Author: Tier Nolan 2014-04-10 17:30:32
Published on: 2014-04-10T17:30:32+00:00
The suggestion of error correction codes is interesting in the context of storing blocks. With 10000 nodes and each node storing 0.1% of the blocks at random, there is a chance of 45 in a million that a block will not be stored. However, with error correction codes like Reed-Solomon, the chances of blocks going missing are much lower. For example, in a system of 34 Reed-Solomon-like codes, 2 blocks out of 34 could be lost without any actual data loss for the network.
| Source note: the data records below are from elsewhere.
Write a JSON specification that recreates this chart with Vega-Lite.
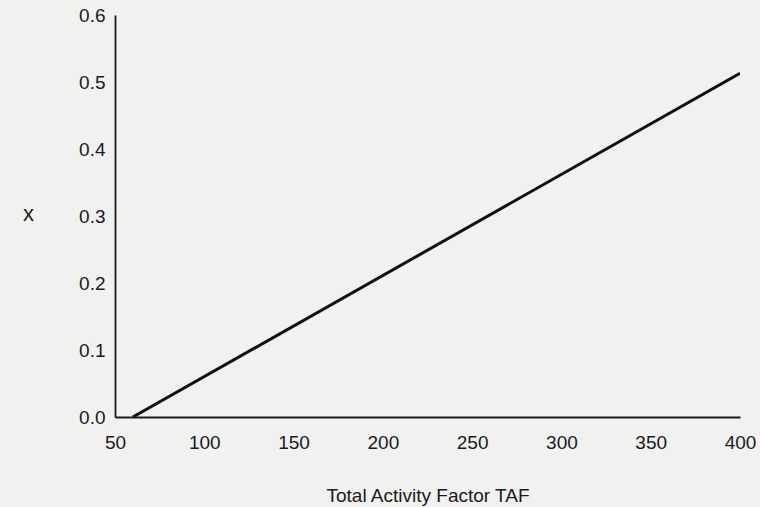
{
  "$schema": "https://vega.github.io/schema/vega-lite/v6.json",
  "width": 625,
  "height": 402,
  "autosize": {"type": "none"},
  "padding": {"left": 115, "top": 15, "right": 20, "bottom": 90},
  "background": "#f1f1f0",
  "config": {"view": {"stroke": null}, "font": "Liberation Sans"},
  "data": {"values": [
    {"TAF": 60, "x": 0.0},
    {"TAF": 400, "x": 0.513}
  ]},
  "mark": {"type": "line", "color": "#111111", "strokeWidth": 3, "clip": true},
  "encoding": {
    "x": {
      "field": "TAF", "type": "quantitative",
      "scale": {"domain": [50, 400], "nice": false, "zero": false},
      "axis": {
        "values": [50, 100, 150, 200, 250, 300, 350, 400],
        "title": "Total Activity Factor TAF",
        "titleFontSize": 19, "titleFontWeight": "normal", "titleColor": "#1a1a1a",
        "titlePadding": 34,
        "labelFontSize": 19, "labelColor": "#1a1a1a", "labelPadding": 16,
        "ticks": false, "grid": false,
        "domainColor": "#1a1a1a", "domainWidth": 1.8,
        "labelFlush": false
      }
    },
    "y": {
      "field": "x", "type": "quantitative",
      "scale": {"domain": [0, 0.6], "nice": false},
      "axis": {
        "values": [0, 0.1, 0.2, 0.3, 0.4, 0.5, 0.6],
        "format": ".1f",
        "title": "x",
        "titleAngle": 0, "titleX": -87, "titleY": 210,
        "titleFontSize": 22, "titleFontWeight": "normal", "titleColor": "#1a1a1a",
        "labelFontSize": 19, "labelColor": "#1a1a1a", "labelPadding": 10,
        "ticks": false, "grid": false,
        "domainColor": "#1a1a1a", "domainWidth": 1.8
      }
    }
  }
}
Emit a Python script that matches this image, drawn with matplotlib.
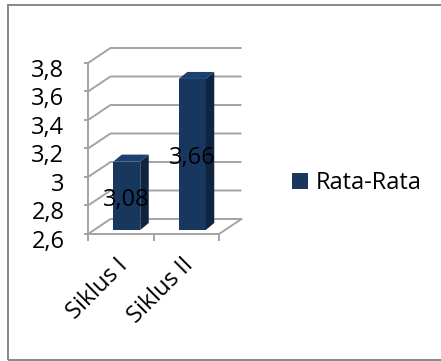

The odds of two missing blocks landing within 34 of another is 68/1000000, meaning that the chances of two missing blocks falling in the same correction section is 0.153%. A simple error correction system would take 32 blocks in sequence and then compute 2 extra blocks. The extra blocks would have to be the same length as the longest block in the 32 being corrected, and shorter blocks would be padded with zeroes so everything is the same size. For each byte position in the blocks, one would compute the polynomial that goes through byte (x, data(x)), for x = 0 to 31. This could be a finite field or just mod 257. Then compute the value for x=32 and x = 33, which are the values for the 2 extra blocks. If mod 257 is used, only the 2 extra blocks have to deal with symbols from 0 to 256.With 32 of the 34 blocks, one can compute the polynomial and generate the 32 actual blocks. Soft fork could achieve this by having a commitment every 32 blocks in the coinbase. However, it makes the header chain much longer though. Longer sections are more efficient but need more calculations to recover everything. Interleaving can be done to handle the case where entire sections are missing.